Previous studies of gasoline direct-injection compression-ignition (GDCI) showed good potential for very high efficiency, low NOx, and low PM over the full speed-load range. Low-temperature combustion was achieved using multiple-late injection (MLI), intake boost, and cooled EGR. Advanced injection and valvetrain were key enablers. In the current study, a new piston was developed and matched with the injection system. Single-cylinder engine tests were conducted with the objective to reduce injection pressure, intake boost, and swirl levels. Results showed that ISFC could be further improved while maintaining low levels of NOx, PM, and combustion noise. Efficiency loss analysis indicated a very efficient thermodynamic process with greatly reduced heat losses. Injection parameters could be used to control combustion phasing with good combustion stability.
Engine simulations were performed to develop a practical boost system for GDCI. Sufficient intake boosting is difficult for low-temperature-combustion engines because the exhaust enthalpy to drive a turbocharger is very low. Several boost architectures with various boost devices were studied. A two-stage system with a supercharger, a turbocharger, and two charge coolers was selected and optimized using simulation-based calibration techniques. Results showed that attractive BSFC levels over the operating range with good full-load BMEP could be obtained. Subsequent vehicle simulations showed greatly reduced fuel consumption relative to a GDI baseline on both urban and highway drive cycles. Engine down-sizing, down-speeding, and up-loading with good transmission matching were key factors to achieve the most efficient operation.

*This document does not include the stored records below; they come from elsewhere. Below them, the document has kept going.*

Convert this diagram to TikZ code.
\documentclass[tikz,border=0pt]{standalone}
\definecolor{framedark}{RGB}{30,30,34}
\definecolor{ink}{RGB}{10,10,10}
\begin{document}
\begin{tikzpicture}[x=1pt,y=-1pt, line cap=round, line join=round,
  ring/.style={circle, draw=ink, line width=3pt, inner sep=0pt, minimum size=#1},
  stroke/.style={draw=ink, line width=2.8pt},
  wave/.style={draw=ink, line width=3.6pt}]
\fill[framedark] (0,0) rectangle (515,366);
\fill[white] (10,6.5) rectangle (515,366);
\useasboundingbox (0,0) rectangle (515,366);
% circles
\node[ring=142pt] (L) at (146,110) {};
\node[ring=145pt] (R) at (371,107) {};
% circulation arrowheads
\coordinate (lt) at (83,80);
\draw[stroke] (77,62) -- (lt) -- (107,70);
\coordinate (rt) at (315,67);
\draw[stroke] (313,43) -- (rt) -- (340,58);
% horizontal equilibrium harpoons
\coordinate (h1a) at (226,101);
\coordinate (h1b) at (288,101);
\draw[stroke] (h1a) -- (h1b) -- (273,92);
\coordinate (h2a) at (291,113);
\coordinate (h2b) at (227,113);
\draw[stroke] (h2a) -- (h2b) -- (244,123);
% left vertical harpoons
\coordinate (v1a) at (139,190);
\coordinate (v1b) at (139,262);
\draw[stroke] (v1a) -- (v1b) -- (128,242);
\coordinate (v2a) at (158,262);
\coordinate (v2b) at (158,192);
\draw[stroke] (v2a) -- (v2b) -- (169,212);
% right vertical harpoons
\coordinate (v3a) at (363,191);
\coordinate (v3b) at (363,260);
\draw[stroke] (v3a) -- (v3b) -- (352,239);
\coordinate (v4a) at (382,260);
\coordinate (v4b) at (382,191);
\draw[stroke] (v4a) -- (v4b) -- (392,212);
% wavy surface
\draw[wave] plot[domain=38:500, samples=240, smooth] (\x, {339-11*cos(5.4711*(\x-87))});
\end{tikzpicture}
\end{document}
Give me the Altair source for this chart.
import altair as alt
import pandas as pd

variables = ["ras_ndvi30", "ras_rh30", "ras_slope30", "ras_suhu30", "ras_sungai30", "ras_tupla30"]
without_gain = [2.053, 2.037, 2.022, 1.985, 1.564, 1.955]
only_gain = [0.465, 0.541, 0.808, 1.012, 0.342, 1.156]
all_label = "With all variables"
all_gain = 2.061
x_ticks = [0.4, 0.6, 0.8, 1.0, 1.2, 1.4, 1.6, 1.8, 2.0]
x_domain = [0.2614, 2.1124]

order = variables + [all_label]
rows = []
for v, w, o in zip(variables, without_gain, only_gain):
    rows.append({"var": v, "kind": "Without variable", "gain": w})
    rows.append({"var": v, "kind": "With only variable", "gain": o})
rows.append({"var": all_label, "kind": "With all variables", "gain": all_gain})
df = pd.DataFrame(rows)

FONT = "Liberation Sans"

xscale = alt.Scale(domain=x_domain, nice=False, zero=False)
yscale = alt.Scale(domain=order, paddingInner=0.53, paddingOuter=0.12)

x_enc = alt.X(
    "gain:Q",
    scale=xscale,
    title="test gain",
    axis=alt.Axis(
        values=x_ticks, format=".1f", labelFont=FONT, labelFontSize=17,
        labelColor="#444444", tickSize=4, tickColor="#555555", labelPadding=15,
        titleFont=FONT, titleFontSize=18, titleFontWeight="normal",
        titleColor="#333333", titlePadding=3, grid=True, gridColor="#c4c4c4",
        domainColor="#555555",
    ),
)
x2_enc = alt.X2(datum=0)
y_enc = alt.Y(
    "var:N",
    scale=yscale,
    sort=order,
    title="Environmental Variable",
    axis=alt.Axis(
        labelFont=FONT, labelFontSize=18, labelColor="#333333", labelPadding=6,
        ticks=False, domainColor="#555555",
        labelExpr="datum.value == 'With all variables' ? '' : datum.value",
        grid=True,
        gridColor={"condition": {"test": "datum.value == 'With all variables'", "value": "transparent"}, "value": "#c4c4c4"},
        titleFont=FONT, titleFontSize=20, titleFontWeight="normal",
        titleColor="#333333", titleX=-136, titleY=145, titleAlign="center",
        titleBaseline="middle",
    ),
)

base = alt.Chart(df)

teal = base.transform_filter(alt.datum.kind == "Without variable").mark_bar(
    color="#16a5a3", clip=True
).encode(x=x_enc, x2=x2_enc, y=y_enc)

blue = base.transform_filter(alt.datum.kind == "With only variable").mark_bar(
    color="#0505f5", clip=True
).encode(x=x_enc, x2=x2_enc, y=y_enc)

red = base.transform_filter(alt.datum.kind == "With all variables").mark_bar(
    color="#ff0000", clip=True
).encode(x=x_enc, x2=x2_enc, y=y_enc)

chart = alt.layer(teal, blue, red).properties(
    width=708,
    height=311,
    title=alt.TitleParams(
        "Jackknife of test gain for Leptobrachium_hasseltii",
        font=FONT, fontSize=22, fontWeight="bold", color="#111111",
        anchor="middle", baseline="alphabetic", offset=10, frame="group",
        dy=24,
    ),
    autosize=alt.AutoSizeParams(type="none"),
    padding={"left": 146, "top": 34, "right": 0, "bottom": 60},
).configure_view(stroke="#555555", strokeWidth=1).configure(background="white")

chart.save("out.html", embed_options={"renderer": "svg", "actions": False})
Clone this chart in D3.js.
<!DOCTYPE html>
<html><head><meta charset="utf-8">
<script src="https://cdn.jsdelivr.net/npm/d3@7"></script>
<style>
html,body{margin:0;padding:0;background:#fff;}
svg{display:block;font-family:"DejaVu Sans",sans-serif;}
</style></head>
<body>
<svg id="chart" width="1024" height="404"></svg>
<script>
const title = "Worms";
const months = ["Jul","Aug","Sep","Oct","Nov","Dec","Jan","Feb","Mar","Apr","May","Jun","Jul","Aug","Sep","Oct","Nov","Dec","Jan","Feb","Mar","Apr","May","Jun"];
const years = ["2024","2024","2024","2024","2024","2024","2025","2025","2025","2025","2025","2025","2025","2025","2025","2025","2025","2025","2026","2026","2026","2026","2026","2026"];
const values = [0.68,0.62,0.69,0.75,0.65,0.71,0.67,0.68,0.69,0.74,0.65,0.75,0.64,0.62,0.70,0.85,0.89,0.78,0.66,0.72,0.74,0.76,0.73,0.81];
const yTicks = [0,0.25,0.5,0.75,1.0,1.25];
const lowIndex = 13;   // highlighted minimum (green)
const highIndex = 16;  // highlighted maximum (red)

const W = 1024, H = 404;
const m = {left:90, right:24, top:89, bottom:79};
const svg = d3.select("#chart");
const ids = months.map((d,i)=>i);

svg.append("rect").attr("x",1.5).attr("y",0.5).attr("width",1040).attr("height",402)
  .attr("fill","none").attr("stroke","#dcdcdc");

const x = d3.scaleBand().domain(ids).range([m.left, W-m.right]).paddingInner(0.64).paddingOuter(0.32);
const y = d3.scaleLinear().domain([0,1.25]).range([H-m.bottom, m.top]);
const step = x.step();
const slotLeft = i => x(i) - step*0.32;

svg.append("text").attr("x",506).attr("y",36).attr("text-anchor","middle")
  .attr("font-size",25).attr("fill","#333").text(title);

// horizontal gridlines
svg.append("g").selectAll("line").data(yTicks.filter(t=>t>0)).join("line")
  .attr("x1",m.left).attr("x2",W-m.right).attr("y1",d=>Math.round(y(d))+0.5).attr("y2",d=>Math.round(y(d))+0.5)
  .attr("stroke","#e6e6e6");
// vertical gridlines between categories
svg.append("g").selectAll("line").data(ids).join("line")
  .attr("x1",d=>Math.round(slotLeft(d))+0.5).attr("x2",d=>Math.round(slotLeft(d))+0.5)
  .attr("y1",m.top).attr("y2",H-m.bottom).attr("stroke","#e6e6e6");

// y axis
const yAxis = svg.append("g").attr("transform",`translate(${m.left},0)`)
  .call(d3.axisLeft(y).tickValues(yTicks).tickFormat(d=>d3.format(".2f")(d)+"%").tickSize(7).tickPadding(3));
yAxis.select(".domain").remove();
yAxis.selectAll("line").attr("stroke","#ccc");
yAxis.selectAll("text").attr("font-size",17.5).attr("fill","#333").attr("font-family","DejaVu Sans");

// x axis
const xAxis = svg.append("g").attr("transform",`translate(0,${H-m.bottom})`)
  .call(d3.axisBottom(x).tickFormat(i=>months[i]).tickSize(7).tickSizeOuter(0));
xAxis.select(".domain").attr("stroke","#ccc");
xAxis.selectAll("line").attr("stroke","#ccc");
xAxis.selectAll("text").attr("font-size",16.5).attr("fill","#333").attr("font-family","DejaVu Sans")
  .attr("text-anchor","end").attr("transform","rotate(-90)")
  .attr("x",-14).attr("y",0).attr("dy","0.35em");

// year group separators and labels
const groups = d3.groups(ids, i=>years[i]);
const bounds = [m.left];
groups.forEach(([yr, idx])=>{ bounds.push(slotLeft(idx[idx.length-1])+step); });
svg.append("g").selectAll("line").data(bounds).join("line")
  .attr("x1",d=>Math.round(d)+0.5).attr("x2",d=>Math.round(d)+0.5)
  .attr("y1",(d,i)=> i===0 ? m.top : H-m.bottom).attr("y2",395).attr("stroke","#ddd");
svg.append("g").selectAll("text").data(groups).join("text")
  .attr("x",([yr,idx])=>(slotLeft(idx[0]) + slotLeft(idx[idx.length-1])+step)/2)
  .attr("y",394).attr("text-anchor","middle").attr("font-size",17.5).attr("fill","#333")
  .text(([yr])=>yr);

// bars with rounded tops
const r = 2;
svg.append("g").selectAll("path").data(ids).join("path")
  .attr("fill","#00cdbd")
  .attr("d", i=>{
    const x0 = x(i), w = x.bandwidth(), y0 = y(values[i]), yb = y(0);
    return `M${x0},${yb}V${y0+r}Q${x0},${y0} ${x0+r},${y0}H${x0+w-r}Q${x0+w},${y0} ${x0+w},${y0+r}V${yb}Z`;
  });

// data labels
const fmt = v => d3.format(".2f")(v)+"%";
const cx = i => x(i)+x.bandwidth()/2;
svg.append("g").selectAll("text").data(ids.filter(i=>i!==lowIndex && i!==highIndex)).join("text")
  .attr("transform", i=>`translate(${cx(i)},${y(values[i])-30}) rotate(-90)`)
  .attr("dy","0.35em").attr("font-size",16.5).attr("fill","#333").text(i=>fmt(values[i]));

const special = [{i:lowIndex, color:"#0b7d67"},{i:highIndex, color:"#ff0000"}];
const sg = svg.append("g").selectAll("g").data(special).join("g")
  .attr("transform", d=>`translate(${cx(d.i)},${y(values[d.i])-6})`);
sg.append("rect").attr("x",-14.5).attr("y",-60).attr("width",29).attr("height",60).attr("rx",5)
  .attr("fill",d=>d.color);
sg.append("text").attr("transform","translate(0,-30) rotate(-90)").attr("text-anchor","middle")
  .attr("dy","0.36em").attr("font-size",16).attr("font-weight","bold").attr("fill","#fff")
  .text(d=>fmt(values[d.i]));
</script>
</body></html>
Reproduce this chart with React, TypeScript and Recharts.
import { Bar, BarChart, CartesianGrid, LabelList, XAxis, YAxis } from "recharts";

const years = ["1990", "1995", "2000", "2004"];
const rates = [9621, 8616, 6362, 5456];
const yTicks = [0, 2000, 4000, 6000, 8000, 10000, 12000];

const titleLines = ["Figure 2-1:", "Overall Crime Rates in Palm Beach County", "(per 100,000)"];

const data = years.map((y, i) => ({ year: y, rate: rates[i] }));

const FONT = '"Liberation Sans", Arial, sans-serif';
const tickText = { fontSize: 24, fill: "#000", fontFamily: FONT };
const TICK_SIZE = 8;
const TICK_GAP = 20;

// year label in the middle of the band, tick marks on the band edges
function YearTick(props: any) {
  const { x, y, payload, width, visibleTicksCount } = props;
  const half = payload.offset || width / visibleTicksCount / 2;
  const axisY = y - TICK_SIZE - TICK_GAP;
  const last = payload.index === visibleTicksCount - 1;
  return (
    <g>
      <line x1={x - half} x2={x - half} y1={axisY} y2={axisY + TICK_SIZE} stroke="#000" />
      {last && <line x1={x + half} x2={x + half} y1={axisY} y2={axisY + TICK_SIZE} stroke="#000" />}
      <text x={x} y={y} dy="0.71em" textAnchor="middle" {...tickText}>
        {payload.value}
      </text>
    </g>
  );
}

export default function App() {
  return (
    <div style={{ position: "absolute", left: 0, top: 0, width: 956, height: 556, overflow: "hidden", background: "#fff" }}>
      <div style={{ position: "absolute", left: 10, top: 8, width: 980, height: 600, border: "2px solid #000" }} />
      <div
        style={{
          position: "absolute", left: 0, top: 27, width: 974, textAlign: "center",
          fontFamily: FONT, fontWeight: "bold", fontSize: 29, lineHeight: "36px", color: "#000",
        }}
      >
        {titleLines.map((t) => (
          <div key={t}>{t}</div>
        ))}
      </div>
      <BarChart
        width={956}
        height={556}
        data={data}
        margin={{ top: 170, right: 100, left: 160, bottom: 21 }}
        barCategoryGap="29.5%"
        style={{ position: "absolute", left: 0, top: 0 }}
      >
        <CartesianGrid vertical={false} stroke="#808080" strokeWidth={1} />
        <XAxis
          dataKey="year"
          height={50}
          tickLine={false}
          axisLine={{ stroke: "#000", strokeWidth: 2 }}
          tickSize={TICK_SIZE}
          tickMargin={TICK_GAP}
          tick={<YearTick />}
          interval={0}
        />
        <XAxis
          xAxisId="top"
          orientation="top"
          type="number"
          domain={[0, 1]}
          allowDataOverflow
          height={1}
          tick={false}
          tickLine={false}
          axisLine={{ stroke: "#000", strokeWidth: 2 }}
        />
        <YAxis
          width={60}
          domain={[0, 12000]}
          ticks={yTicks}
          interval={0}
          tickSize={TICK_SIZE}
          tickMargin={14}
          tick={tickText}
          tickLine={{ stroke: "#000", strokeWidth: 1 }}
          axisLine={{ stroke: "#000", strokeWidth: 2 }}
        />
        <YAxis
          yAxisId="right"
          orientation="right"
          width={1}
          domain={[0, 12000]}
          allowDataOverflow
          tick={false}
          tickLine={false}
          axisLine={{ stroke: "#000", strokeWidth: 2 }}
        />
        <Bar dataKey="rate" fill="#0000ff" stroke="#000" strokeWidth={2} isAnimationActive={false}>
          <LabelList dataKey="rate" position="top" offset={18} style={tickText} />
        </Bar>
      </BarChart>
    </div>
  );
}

A multi-cylinder GDCI engine was designed and built. Preliminary parametric tests were conducted on an engine dynamometer and compared to single-cylinder tests at similar operating conditions. Overall, results for the two engines were comparable for ISFC with combustion noise, NOx, and PM emissions below targets. More work is needed to characterize the engine over the operating map, conduct cold starts and transient tests, and optimize the powertrain calibration for minimum fuel consumption at target emissions levels.